My colleague Guy Rundle, riffing in part off a piece by Chris Berg at the Drum, laments the cultural devastation wrought by (what he calls) capitalism and compares it to the recent program of destruction engaged in by Islamic State in the Middle East.
I feel Guy’s pain. There’s no doubt that capitalist states have at times done dreadful things to the built as well as the natural environment, and that’s something that supporters of capitalism – of whom I am one – need to come to terms with.
I also agree with Guy that Stalinism in central and eastern Europe (where I’ve been for the last few days) had a better record of preserving cultural heritage than capitalist western Europe. But I don’t think there’s anything ideological to that; it’s just a function of poverty. Most Stalinist redevelopments are actually worse than the worst capitalist redevelopments, but there are fewer of them because the communist governments couldn’t afford them.

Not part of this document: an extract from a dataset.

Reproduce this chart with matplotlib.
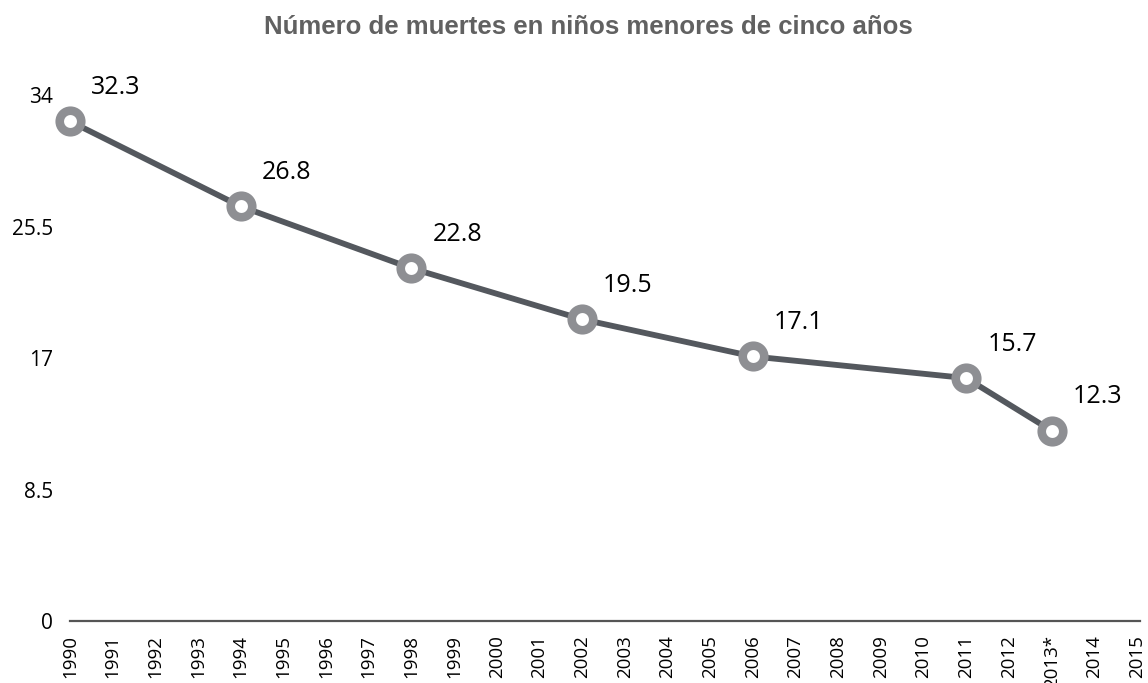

I think there’s a disanalogy with IS, however. Neither “capitalism” (I’ll come back to what that means in a moment) nor Stalinism was engaged in destruction for its own sake; they put insufficient value on what was old, but they didn’t destroy it because they wanted it gone: they wanted to put something in its place.
IS is different. It’s not destroying in order to rebuild, it’s destroying in order to get rid of what it disapproves of, as did the Red Guards in China. That seems to me a fundamentally different impulse.

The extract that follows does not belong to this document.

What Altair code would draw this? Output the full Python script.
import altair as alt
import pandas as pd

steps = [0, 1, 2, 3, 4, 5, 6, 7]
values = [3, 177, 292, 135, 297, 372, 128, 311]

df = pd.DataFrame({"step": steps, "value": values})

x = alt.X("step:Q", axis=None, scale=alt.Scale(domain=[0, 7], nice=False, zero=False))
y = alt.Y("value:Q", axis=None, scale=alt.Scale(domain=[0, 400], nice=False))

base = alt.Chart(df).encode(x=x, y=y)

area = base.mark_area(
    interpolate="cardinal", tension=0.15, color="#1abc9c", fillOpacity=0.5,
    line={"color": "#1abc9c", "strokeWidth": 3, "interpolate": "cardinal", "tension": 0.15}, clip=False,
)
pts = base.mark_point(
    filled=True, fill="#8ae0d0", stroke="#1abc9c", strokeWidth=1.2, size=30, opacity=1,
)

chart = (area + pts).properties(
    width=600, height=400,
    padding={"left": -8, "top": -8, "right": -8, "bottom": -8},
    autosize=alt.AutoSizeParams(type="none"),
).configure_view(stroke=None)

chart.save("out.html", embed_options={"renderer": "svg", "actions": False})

There’s nothing wrong with construction as such. Even the construction of capitalist or Stalinist monstrosities will at least give future generations something to marvel at. The trick is to find a social system that will do it in the most sensible way, preserving an adequate sense of the past without leaving people imprisoned by it.

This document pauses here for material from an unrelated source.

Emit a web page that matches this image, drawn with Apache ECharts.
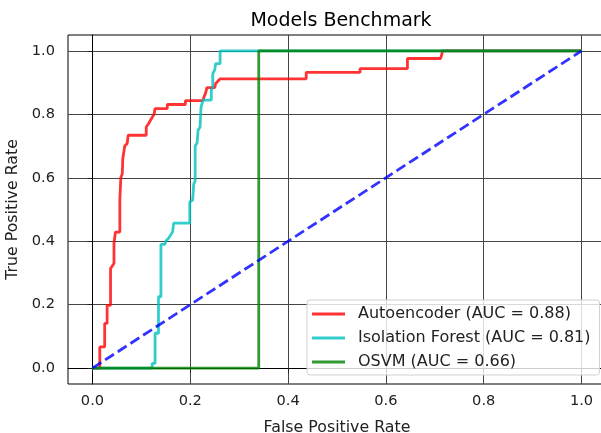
<!DOCTYPE html>
<html>
<head>
    <meta charset="utf-8">
    <script type="text/javascript" src="https://cdn.jsdelivr.net/npm/echarts@6/dist/echarts.min.js"></script>
</head>
<body style="margin:0; background-color:#fff">
<div id="main" style="width:601px;height:433px;"></div>
<script type="text/javascript">
    // ROC points: [false positive rate, true positive rate]
    var autoencoder = [
        [0, 0], [0.015, 0], [0.015, 0.067], [0.025, 0.067], [0.025, 0.141], [0.030, 0.141],
        [0.030, 0.198], [0.037, 0.198], [0.037, 0.314], [0.044, 0.33], [0.044, 0.393],
        [0.047, 0.429], [0.056, 0.429], [0.056, 0.53], [0.057, 0.53], [0.058, 0.60],
        [0.061, 0.613], [0.062, 0.66], [0.064, 0.666], [0.066, 0.70], [0.071, 0.708],
        [0.073, 0.734], [0.110, 0.734], [0.110, 0.76], [0.115, 0.771], [0.118, 0.78],
        [0.122, 0.786], [0.126, 0.80], [0.128, 0.818], [0.153, 0.818], [0.153, 0.831],
        [0.190, 0.831], [0.190, 0.843], [0.226, 0.843], [0.228, 0.855], [0.231, 0.865],
        [0.234, 0.884], [0.250, 0.884], [0.252, 0.897], [0.255, 0.90], [0.261, 0.912],
        [0.437, 0.912], [0.437, 0.932], [0.547, 0.932], [0.547, 0.944], [0.644, 0.944],
        [0.644, 0.976], [0.712, 0.976], [0.716, 1.0], [1, 1]
    ];
    var isolationForest = [
        [0, 0], [0.122, 0], [0.122, 0.015], [0.128, 0.015], [0.128, 0.11], [0.135, 0.11],
        [0.135, 0.225], [0.140, 0.225], [0.140, 0.39], [0.148, 0.39], [0.150, 0.40],
        [0.156, 0.41], [0.160, 0.42], [0.164, 0.43], [0.166, 0.457], [0.199, 0.457],
        [0.199, 0.524], [0.205, 0.53], [0.207, 0.58], [0.210, 0.59], [0.210, 0.70],
        [0.214, 0.71], [0.216, 0.75], [0.220, 0.76], [0.222, 0.823], [0.226, 0.845],
        [0.243, 0.845], [0.243, 0.876], [0.246, 0.885], [0.246, 0.928], [0.250, 0.94],
        [0.252, 0.96], [0.261, 0.96], [0.261, 1.0], [1, 1]
    ];
    var osvm = [[0, 0], [0.34, 0], [0.34, 1], [1, 1]];
    var chance = [[0, 0], [1, 1]];
    var seriesNames = ['Autoencoder (AUC = 0.88)', 'Isolation Forest (AUC = 0.81)', 'OSVM (AUC = 0.66)'];
    var tickValues = [0, 0.2, 0.4, 0.6, 0.8, 1.0];

    var fontFamily = '"DejaVu Sans", sans-serif';

    function valueAxis(name, gap, labelMargin) {
        return {
            type: 'value',
            min: -0.05,
            max: 1.05,
            name: name,
            nameLocation: 'middle',
            nameGap: gap,
            nameTextStyle: { color: '#222', fontSize: 15.8, fontFamily: fontFamily },
            axisLine: { show: true, lineStyle: { color: '#000', width: 1 } },
            axisTick: { show: true, length: 5, customValues: tickValues, lineStyle: { color: '#222' } },
            axisLabel: {
                customValues: tickValues, color: '#222', fontSize: 14.6, fontFamily: fontFamily,
                margin: labelMargin,
                formatter: function (v) { return v.toFixed(1); }
            },
            splitLine: { show: true, customValues: tickValues, lineStyle: { color: '#454545', width: 1 } }
        };
    }

    function line(name, data, color, dashed) {
        return {
            name: name,
            type: 'line',
            data: data,
            symbol: 'none',
            animation: false,
            lineStyle: { color: color, width: 2.8, type: dashed ? [10.5, 4.6] : 'solid' },
            itemStyle: { color: color }
        };
    }

    var myChart = echarts.init(document.getElementById('main'));
    var option = {
        animation: false,
        title: {
            text: 'Models Benchmark',
            left: 336,
            textAlign: 'center',
            top: 7,
            textStyle: { color: '#000', fontSize: 19, fontWeight: 'normal', fontFamily: fontFamily }
        },
        grid: {
            left: 68, top: 35, right: -5, height: 349,
            outerBoundsMode: 'none',
            containLabel: false,
            show: true, borderColor: '#000', borderWidth: 1
        },
        xAxis: valueAxis('False Positive Rate', 36, 10),
        yAxis: valueAxis('True Positive Rate', 46, 13),
        legend: {
            data: seriesNames,
            orient: 'vertical',
            left: 307,
            top: 300,
            itemWidth: 33,
            itemHeight: 3,
            itemGap: 8,
            icon: 'rect',
            padding: [6, 9, 5, 5],
            backgroundColor: 'rgba(255,255,255,0.8)',
            borderColor: '#d0d0d0',
            borderWidth: 1,
            borderRadius: 3,
            textStyle: { color: '#222', fontSize: 16, fontFamily: fontFamily, padding: [0, 0, 0, 8] }
        },
        series: [
            line(seriesNames[0], autoencoder, 'rgba(255,0,0,0.8)'),
            line(seriesNames[1], isolationForest, 'rgba(0,191,191,0.8)'),
            line(seriesNames[2], osvm, 'rgba(0,128,0,0.8)'),
            line('chance', chance, 'rgba(0,0,255,0.8)', true)
        ]
    };
    myChart.setOption(option);
</script>
</body>
</html>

Guy talks eloquently about the way that the visible cultural heritage frames people’s lives and gives them meaning. That’s important, but it’s only half the story. The past can also be a straitjacket: people need a sense of progress, of the possibility of new options, change, development. We need preservation, but we also need creative destruction.
Now if by “capitalism” you mean a decentralised market system of mostly small entrepreneurs, I think it’s historically done a pretty reasonable job of dealing with the competing pressures of sensible development. If you mean a system of giant corporations operating in cahoots with bloated and corrupt governments, it’s done an awful job.
No prizes for guessing which one Guy and I respectively have in mind when we use the word “capitalism”.